─── INPUT ───

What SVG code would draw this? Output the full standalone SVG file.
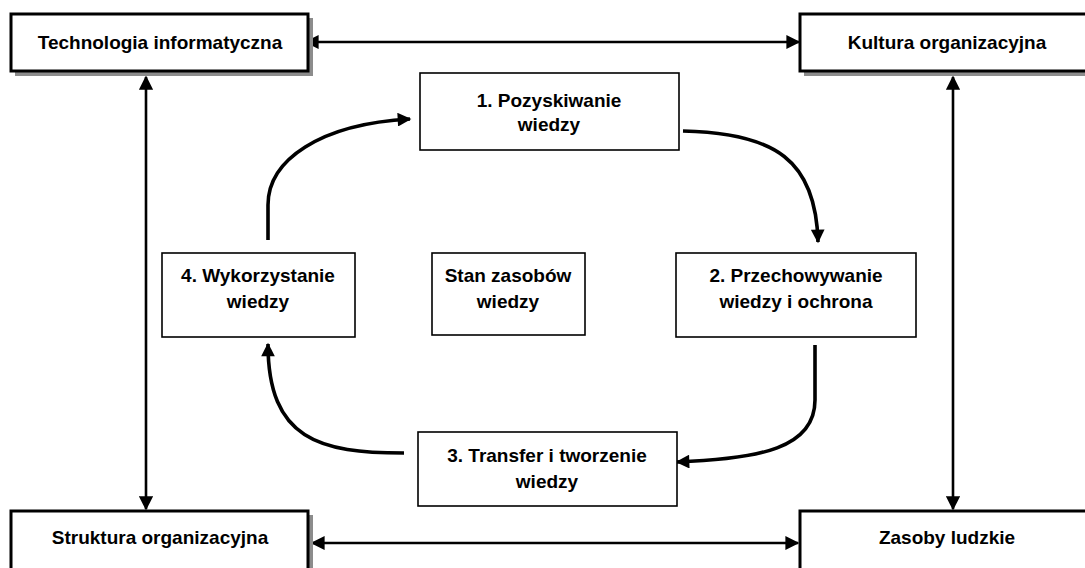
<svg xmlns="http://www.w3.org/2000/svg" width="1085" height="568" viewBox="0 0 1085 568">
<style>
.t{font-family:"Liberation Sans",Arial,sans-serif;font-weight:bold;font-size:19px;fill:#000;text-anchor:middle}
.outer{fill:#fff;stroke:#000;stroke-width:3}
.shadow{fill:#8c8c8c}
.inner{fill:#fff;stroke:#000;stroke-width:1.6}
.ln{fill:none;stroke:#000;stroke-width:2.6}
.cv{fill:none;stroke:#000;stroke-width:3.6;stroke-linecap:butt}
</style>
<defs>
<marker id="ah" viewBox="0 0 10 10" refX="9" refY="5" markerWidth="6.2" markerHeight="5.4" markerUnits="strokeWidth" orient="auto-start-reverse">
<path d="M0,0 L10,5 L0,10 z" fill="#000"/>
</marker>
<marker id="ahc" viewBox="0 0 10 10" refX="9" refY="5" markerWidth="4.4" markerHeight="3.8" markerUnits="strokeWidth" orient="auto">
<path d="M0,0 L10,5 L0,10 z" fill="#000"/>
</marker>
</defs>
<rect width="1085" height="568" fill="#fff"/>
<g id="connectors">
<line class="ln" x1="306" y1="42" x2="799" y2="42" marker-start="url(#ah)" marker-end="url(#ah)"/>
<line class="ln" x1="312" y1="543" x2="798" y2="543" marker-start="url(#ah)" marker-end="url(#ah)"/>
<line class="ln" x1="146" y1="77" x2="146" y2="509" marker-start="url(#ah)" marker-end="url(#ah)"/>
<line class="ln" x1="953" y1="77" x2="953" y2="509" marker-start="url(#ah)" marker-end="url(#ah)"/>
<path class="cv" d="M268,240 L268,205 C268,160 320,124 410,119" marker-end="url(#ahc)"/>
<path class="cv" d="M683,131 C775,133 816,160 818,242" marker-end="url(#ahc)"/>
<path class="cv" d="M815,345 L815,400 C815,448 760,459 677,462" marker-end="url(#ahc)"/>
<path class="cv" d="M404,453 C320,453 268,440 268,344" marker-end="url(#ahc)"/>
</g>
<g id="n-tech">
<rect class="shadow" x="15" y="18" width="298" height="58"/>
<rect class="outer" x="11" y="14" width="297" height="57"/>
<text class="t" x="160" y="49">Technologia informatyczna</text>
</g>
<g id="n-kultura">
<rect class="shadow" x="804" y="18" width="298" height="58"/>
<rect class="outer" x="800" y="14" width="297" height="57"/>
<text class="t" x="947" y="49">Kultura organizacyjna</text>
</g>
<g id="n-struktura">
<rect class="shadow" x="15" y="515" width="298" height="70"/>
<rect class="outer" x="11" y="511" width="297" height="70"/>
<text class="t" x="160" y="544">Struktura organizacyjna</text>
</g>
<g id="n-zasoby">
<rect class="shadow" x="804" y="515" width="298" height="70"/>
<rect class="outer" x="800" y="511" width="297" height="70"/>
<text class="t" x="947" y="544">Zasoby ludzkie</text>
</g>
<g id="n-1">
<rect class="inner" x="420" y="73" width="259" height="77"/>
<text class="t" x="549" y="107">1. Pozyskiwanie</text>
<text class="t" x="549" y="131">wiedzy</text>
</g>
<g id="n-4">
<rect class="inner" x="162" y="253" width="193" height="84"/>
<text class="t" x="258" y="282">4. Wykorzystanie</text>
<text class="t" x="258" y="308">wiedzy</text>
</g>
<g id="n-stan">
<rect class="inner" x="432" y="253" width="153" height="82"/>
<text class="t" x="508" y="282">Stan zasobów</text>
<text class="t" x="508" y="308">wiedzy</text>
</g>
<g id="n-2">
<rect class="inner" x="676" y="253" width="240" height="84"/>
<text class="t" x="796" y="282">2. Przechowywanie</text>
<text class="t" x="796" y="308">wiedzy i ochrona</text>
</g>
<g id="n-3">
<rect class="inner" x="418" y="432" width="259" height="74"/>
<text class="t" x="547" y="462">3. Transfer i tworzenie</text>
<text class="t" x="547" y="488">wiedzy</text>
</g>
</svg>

───
─── INPUT ───

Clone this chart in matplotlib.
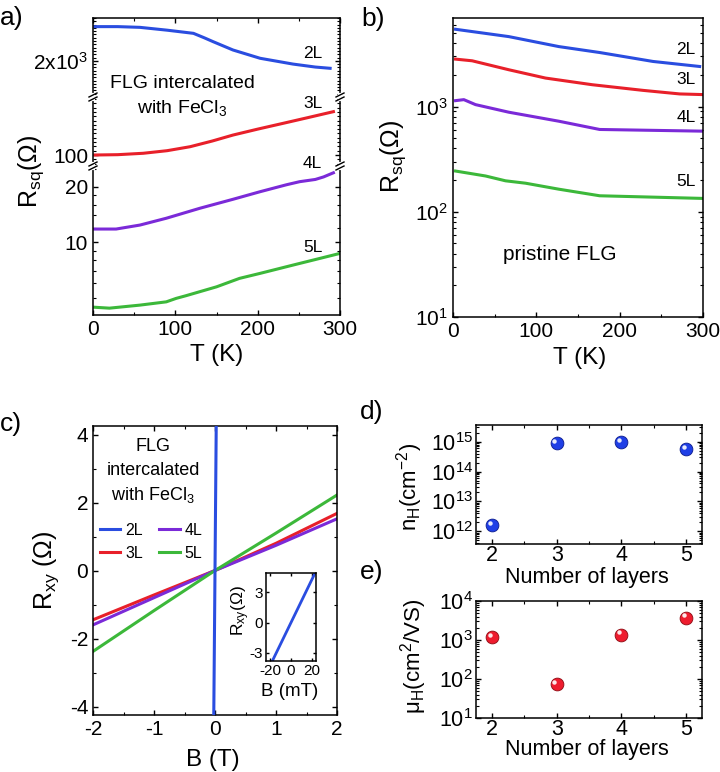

───

Copy out all lines above that include the string "this".

What SVG code would draw this? Output the full standalone SVG file.
Clone this chart in matplotlib.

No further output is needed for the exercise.